We agree that the commune is the solution, but how can it become the hegemonic model for the Bolivarian Process?
I think there has to be a debate about strategy within the Bolivarian Revolution. In fact, it’s urgent to discuss the issue of security! In the next few years, the situation of US imperialism is going to further decay, and its last redoubt will be Latin America, the continent that they consider to be “their backyard.”
US imperialists lost in the Middle East and Africa and the whole of Asia to China. They recovered the European market with their fabricated war in Ukraine and the sanctions on Russia. But now that they have recovered Europe, what next? They are coming back to Latin America. They are being challenged by China in terms of trade in the region, and they want to regain control.
Let’s look at Chile. Chile has been a neocolony of the US since the CIA orchestrated the coup against Salvador Allende.

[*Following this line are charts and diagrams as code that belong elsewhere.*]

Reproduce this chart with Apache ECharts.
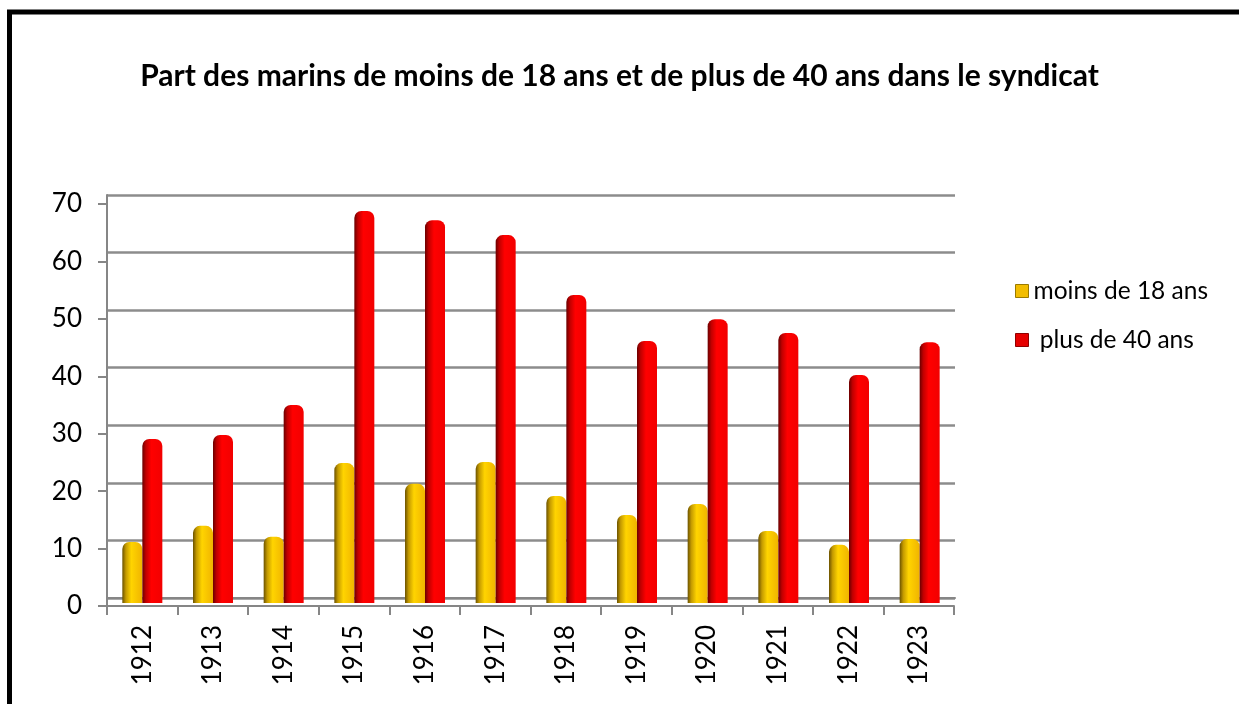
<!DOCTYPE html>
<html>
<head>
<meta charset="utf-8">
<script src="https://cdn.jsdelivr.net/npm/echarts@6/dist/echarts.min.js"></script>
<style>
  html, body { margin: 0; padding: 0; background: #fff; }
  #chart { width: 1239px; height: 704px; }
</style>
</head>
<body>
<div id="chart"></div>
<script>
// donnees
var annees = ['1912', '1913', '1914', '1915', '1916', '1917', '1918', '1919', '1920', '1921', '1922', '1923'];
var moins18 = [10.6, 13.4, 11.5, 24.3, 20.7, 24.5, 18.6, 15.3, 17.2, 12.5, 10.1, 11.1];
var plus40 = [28.5, 29.2, 34.4, 68.1, 66.5, 63.9, 53.5, 45.5, 49.3, 46.9, 39.6, 45.3];
var yTicks = [0, 10, 20, 30, 40, 50, 60, 70];

var fontFam = 'Lato, "Open Sans", sans-serif';
var axisGray = '#868686';

function cylindre(c0, c1, c2, c3) {
    return {
        type: 'linear', x: 0, y: 0, x2: 1, y2: 0,
        colorStops: [
            {offset: 0, color: c0},
            {offset: 0.18, color: c1},
            {offset: 0.45, color: c2},
            {offset: 1, color: c3}
        ]
    };
}
var jaune = cylindre('#6b5200', '#c49a00', '#ffd400', '#f0b400');
var rouge = cylindre('#6a0000', '#c00000', '#ff0000', '#f20000');

var yMin = yTicks[0], yMax = yTicks[yTicks.length - 1];

var option = {
    animation: false,
    backgroundColor: '#fff',
    title: {
        text: 'Part des marins de moins de 18 ans et de plus de 40 ans dans le syndicat',
        left: 'center',
        top: 56,
        textStyle: {fontFamily: fontFam, fontWeight: 'bold', fontSize: 30, color: '#000'}
    },
    legend: {
        orient: 'vertical',
        left: 1010,
        top: 272,
        itemWidth: 13,
        itemHeight: 13,
        itemGap: 21,
        icon: 'rect',
        textStyle: {fontFamily: fontFam, fontSize: 24.5, color: '#000', lineHeight: 28},
        data: [
            {name: 'moins de 18 ans', itemStyle: {color: '#f2bd00', borderColor: '#9a7a00', borderWidth: 1}},
            {name: ' plus de 40 ans', itemStyle: {color: '#e60000', borderColor: '#900000', borderWidth: 1}}
        ]
    },
    graphic: [{
        type: 'rect',
        shape: {x: 9.5, y: 12, width: 1400, height: 900},
        style: {fill: null, stroke: '#000', lineWidth: 5},
        z: 100
    }],
    grid: [
        // paroi du fond
        {left: 107, right: 284, top: 195, bottom: 106},
        // axes avant
        {left: 107, right: 285, top: 204, bottom: 98},
        // barres
        {left: 107, right: 284, top: 200, bottom: 101}
    ],
    xAxis: [
        {gridIndex: 0, type: 'category', data: annees, axisLine: {show: true, lineStyle: {color: axisGray, width: 2}},
         axisTick: {show: false}, axisLabel: {show: false}},
        {gridIndex: 1, type: 'category', data: annees,
         axisLine: {show: true, lineStyle: {color: axisGray, width: 2}},
         axisTick: {show: true, length: 9, lineStyle: {color: axisGray, width: 2}},
         axisLabel: {rotate: 90, margin: 19, fontFamily: fontFam, fontSize: 26, color: '#000'}},
        {gridIndex: 2, type: 'category', data: annees, show: false}
    ],
    yAxis: [
        {gridIndex: 0, type: 'value', min: yMin, max: yMax, interval: 10,
         axisLine: {show: true, lineStyle: {color: axisGray, width: 2}},
         axisTick: {show: false}, axisLabel: {show: false},
         splitLine: {show: true, lineStyle: {color: '#8c8c8c', width: 2.5}}},
        {gridIndex: 1, type: 'value', min: yMin, max: yMax, interval: 10,
         axisLine: {show: true, lineStyle: {color: axisGray, width: 2}},
         axisTick: {show: true, length: 9, lineStyle: {color: axisGray, width: 2}},
         axisLabel: {margin: 25, fontFamily: fontFam, fontSize: 26, color: '#000'},
         splitLine: {show: false}},
        {gridIndex: 2, type: 'value', min: yMin, max: yMax, interval: 10, show: false, splitLine: {show: false}}
    ],
    series: [
        {
            name: 'moins de 18 ans',
            type: 'bar',
            xAxisIndex: 2, yAxisIndex: 2,
            data: moins18,
            barWidth: 20,
            barGap: '0%',
            itemStyle: {color: jaune, borderRadius: [7, 7, 0, 0]}
        },
        {
            name: ' plus de 40 ans',
            type: 'bar',
            xAxisIndex: 2, yAxisIndex: 2,
            data: plus40,
            barWidth: 20,
            barGap: '0%',
            itemStyle: {color: rouge, borderRadius: [7, 7, 0, 0]}
        }
    ]
};

var myChart = echarts.init(document.getElementById('chart'));
myChart.setOption(option);
</script>
</body>
</html>
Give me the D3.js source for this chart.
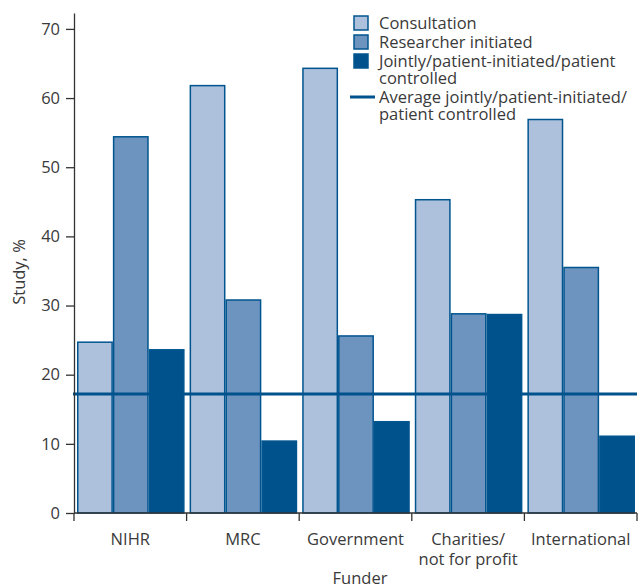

However, commercially, Chile’s number one partner is China and not the US. So, even in a country where they practically control the political ecosystem, they are losing ground in economic terms.
That’s why regaining control of the region is a necessity for them. That’s also why the aggression against Venezuela is not going to stop. Honestly, I think it’s going to escalate, because the empire’s future is on the line and it depends on Latin America. If they lose the continent, the US empire is over, so they are going to fight for it until their last drop of blood.
Moreover, their interest in Venezuela is multilayered, because they also want its resources. Now, as the imperialist aggression escalates, the only way to resist will be the communal economy.
At the end of the day, it all boils down to survival. Just like the question is not so much whether we like the Chinese model or not, but whether it is viable, the same goes for the communal model. In that case, the question is if it can offer us a lifeline when faced with a US escalation. Clearly, the communal economy is the only lifeline for the revolution and for the people of Venezuela.
For the Bolivarian Revolution to survive the imperialist aggression over the next five or ten years, it must develop and consolidate the communal economy and communal power. Nothing else can hold out against an all-out US aggression. It’s a matter of life or death for the Bolivarian Revolution: either you communalize the economy and communalize power, or nothing will be left.
That’s why Chávez’s “Commune or Nothing!” slogan is more important than ever. In that phrase, “nothing” refers to being a new US colony. Since there is a consensus against this option, then the commune is the path. So, as you see, the debate shouldn’t center on whether we like the communal model or not, but around the very issue of life and survival. When everyone understands this, the communal model will become hegemonic.